If there are tensions between art and copyright, let’s locate the source of the tension where it belongs: in differences within the art community. The tension is not externally imposed by the legal community. Nor is such tension peculiar to the arts. Harold Bloom’s “The Anxiety of Influence” is a good source for poetry. Law didn’t create such tensions and it can’t solve them other than on a case-by-case basis. . . . Appropriation art of the Sherry Levine copying of Walker Evans was met with great skepticism as fair use: making a conceptual point as an artist is, after all, different than making a transformative use in copyright, and I would say it was on this point that two groups: art historians favorable to art appropriation and non-partisan lawyers (that is those of us not representing anyone in such disputes), had and probably will always have the greatest trouble.

It is possible that this tension is not a weakness of copyright, but one of its strengths.  That is, copyright law is constituent of the artistic process, not external to it, and via fair use (among other doctrines) copyright offers a crucible for mediating between multiple conceptions of “art.” 
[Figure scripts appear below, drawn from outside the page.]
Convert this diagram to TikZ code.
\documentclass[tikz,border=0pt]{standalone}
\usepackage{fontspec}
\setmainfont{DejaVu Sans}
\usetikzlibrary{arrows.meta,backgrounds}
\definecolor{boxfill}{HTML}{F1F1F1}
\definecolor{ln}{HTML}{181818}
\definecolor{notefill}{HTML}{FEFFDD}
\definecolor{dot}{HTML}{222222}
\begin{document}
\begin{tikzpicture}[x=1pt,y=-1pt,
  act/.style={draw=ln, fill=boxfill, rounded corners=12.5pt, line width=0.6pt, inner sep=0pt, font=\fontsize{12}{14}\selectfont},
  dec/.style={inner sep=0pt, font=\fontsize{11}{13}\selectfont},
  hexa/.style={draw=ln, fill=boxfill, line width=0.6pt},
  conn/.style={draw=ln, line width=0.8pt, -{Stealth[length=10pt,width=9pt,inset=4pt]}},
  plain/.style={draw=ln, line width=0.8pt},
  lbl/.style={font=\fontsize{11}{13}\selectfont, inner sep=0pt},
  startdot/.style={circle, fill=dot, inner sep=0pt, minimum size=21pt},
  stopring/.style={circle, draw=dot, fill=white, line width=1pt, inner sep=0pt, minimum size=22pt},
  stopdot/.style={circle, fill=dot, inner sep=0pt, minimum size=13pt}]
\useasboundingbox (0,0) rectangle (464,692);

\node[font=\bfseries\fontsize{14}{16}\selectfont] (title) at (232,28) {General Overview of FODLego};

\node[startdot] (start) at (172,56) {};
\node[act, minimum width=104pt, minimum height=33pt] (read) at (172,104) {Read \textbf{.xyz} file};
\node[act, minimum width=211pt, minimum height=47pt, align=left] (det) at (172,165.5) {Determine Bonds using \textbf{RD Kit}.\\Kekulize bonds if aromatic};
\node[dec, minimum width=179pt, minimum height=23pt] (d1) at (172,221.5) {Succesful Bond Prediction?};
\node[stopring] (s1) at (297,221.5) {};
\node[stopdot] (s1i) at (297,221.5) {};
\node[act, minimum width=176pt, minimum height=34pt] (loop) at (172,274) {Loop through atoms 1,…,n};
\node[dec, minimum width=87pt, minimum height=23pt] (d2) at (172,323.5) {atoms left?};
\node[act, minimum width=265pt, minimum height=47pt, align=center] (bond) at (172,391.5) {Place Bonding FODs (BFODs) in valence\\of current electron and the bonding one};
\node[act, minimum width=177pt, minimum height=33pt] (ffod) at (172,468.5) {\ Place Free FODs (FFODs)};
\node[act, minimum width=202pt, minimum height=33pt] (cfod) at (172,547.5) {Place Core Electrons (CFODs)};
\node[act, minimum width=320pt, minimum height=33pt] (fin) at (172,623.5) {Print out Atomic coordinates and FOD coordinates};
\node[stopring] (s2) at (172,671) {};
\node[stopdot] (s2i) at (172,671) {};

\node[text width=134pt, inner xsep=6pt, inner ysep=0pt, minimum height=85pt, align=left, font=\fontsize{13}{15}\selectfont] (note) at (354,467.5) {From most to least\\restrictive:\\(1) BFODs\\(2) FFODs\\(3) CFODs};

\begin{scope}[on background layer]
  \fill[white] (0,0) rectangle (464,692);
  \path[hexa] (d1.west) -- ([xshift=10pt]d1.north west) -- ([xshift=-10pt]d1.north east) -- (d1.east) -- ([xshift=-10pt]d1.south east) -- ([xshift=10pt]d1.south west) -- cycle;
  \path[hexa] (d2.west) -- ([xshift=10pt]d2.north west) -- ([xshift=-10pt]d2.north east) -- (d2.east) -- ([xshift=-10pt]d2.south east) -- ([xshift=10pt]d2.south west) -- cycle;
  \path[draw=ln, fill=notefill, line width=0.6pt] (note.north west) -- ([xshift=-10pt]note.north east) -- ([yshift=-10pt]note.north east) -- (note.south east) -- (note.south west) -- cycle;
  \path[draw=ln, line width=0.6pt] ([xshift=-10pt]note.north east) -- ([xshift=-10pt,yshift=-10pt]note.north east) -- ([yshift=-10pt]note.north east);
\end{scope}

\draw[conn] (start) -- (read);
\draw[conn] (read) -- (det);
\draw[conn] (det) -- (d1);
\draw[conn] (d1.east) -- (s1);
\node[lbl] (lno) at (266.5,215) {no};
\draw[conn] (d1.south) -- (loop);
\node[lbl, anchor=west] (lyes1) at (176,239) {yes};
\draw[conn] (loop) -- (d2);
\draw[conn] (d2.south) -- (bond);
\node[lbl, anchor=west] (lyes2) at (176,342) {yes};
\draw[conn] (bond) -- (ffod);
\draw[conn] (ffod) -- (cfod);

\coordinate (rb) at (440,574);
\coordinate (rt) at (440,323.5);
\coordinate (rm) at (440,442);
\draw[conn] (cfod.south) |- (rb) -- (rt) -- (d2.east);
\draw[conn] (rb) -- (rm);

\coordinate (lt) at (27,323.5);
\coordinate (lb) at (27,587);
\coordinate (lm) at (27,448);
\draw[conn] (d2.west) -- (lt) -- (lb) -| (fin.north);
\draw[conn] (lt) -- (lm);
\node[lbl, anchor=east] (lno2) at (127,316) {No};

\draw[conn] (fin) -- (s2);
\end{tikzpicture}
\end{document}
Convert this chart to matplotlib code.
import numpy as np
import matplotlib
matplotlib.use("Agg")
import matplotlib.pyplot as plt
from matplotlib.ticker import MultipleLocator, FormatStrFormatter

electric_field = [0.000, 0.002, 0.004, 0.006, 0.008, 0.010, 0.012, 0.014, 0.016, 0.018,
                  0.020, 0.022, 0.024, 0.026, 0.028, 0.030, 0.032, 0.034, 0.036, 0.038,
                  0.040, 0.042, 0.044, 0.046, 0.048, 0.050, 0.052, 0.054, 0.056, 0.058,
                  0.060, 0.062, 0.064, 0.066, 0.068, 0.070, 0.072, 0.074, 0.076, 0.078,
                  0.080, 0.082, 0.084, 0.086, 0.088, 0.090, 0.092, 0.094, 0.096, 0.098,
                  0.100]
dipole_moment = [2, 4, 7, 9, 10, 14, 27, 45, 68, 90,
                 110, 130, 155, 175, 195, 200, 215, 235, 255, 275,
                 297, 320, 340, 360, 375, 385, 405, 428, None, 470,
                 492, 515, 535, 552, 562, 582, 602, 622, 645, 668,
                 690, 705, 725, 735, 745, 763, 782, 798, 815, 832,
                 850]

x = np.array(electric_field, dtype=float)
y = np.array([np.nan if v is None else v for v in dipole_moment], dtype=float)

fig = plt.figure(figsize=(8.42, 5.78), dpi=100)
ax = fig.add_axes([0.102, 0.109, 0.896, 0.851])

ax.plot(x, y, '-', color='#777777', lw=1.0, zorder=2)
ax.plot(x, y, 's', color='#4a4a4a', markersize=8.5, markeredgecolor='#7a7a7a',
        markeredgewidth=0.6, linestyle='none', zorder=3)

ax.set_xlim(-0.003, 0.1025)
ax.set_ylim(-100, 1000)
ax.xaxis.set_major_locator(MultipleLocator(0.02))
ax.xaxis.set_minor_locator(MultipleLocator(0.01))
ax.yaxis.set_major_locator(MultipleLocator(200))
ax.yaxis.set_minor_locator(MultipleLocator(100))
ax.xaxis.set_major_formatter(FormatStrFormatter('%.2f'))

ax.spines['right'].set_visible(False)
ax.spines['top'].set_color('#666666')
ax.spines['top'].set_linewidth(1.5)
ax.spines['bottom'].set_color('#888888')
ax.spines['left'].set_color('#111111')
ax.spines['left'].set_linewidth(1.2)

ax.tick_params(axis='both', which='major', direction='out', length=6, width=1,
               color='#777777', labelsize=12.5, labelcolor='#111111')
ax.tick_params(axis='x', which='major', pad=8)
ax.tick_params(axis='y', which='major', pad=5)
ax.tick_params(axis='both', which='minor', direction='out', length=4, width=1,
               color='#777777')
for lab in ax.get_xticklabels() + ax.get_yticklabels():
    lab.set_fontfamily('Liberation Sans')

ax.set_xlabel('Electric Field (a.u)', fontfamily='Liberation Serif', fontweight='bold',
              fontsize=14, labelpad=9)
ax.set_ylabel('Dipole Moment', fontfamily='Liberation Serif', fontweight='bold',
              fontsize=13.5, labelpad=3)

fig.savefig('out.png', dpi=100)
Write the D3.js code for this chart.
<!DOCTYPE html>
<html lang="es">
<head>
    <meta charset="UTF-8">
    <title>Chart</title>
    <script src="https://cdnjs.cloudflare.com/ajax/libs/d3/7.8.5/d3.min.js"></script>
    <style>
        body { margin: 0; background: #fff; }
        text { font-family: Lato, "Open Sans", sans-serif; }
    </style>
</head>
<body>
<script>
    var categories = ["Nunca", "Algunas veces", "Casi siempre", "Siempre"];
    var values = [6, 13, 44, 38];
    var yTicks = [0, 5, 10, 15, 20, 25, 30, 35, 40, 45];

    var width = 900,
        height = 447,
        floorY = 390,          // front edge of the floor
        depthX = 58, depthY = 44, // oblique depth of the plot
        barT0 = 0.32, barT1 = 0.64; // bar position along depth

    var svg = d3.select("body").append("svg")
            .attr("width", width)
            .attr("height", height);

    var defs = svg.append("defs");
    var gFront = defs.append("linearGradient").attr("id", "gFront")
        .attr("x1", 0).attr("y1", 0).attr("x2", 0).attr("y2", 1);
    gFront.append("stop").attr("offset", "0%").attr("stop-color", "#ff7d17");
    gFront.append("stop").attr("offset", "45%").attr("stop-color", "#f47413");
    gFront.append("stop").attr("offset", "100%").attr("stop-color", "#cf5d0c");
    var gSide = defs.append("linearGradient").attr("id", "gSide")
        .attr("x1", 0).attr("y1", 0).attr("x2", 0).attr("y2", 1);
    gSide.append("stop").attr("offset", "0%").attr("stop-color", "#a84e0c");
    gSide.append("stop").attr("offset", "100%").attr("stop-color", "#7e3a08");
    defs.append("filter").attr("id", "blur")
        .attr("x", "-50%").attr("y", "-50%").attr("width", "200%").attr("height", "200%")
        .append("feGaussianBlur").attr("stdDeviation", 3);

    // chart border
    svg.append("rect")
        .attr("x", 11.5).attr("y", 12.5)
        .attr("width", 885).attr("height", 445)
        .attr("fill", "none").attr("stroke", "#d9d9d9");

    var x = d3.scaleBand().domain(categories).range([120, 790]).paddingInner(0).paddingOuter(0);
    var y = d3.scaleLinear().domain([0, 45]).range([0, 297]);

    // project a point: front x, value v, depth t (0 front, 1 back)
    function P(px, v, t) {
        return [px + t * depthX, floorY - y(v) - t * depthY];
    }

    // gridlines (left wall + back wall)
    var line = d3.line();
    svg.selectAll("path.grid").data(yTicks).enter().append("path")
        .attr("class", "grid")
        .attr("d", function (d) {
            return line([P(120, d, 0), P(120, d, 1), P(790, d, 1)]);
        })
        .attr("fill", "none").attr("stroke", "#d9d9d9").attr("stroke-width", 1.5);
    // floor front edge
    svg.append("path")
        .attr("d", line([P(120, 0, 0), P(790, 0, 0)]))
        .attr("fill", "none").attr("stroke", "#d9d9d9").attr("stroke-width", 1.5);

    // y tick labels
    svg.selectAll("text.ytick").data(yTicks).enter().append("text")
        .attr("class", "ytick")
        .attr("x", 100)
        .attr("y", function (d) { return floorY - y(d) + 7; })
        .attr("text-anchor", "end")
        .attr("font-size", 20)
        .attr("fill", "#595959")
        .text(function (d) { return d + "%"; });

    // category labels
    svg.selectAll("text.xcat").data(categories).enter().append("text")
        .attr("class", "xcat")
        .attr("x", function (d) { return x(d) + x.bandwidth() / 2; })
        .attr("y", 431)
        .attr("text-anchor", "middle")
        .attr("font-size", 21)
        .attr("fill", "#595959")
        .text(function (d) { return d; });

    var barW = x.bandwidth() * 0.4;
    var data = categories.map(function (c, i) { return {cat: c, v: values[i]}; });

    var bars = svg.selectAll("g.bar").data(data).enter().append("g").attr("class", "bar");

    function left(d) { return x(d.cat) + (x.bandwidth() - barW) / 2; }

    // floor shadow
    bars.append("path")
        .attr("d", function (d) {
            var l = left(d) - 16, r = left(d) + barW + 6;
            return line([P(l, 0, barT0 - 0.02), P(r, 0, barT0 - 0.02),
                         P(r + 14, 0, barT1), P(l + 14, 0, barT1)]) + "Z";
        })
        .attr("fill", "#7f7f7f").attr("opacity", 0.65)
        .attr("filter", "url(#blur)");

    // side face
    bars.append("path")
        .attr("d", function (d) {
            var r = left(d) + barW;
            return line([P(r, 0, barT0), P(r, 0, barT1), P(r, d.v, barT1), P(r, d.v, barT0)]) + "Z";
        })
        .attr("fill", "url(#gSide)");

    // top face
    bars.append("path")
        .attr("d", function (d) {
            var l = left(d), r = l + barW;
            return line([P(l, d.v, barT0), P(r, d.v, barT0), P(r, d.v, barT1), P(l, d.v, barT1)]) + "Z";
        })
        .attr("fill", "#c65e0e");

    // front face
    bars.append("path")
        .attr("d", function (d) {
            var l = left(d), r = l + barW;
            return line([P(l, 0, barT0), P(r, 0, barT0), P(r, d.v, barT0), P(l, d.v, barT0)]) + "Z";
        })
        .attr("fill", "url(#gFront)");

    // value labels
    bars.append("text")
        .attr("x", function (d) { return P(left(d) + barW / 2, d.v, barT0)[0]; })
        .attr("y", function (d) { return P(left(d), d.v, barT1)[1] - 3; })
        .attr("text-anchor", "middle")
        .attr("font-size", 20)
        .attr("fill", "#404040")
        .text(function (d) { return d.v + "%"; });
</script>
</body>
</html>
Legal-conflict-as-constitutive-of-culture provides the Christo tie-in.  (This is one of the handful of very concrete things that I recall from law school.  I picked up the anecdote from Bob Ellickson, now at Yale.)  Christo endured years of zoning battles with local authorities before erecting his “Running Fence” in Sonoma County, California.  He later said: “‘It’s hard to explain that the work is not only the fabric, steel poles, or Fence. Everybody here [at the zoning hearing] is part of my work. Even those who don’t want to be are part of my work….”‘ (quoted in Milner S. Ball, Good Old American Permits: Madisonian Federalism on the Territorial Sea and Continental Shelf, 12 ENVTL. L. 623, 656 (1982).

1 thought on “Fair Use as Art Itself”

  1. Absolutely. There’s no point “outside law” one can create…Julie Cohen’s recent piece on copyright & creativity makes this point in an interesting way.

    Advocating a more Marxist perspective, Julian Stallabrass argues that “culture’s status as a commodity is the most important thing about it” (in Gargantua). Law is the key to the commodification.